1. A laser beam injecting optical device for optical fiber, comprising:

a shielding case;

a laser oscillator which outputs a laser beam into the shielding case;

a condenser lens which is disposed in the shielding case, and condenses a laser beam output by the laser oscillator;

an optical fiber positioning mechanism which disposes an entrance end face of the optical fiber posterior to a focusing point of the laser beam by the condenser lens in the shielding case, and makes the laser beam diffusive to be injected into the entrance end face of the optical fiber; and

ventilating means for ventilating an ambient gas in the shielding case.
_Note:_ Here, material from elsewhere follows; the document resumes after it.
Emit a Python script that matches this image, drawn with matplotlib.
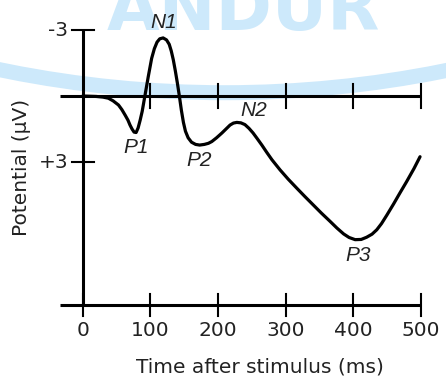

2. The laser beam injecting optical device for optical fiber according to claim 1, wherein the laser oscillator outputs a laser beam in a giant-pulse oscillation method, whose peak power is 1 MW to 25 MW.

3. The laser beam injecting optical device for optical fiber according to claim 1, wherein the ventilating means includes an inlet which guides an ambient gas into the shielding case, an exhaust port which exhausts the ambient gas from the shielding case, and a dustproof filter installed to each of the inlet and the exhaust port.

4. The laser beam injecting optical device for optical fiber according to claim 2, wherein the ventilating means includes an inlet which guides an ambient gas into the shielding case, an exhaust port which exhausts the ambient gas from the shielding case, and a dustproof filter installed to each of the inlet and the exhaust port.

5. The laser beam injecting optical device for optical fiber according to claim 3, wherein the inlet and the exhaust port of the ventilating means face one another with the focusing point of the laser beam by the condenser lens interposed therebetween.

6. The laser beam injecting optical device for optical fiber according to claim 4, wherein the inlet and the exhaust port of the ventilating means face one another with the focusing point of the laser beam by the condenser lens interposed therebetween.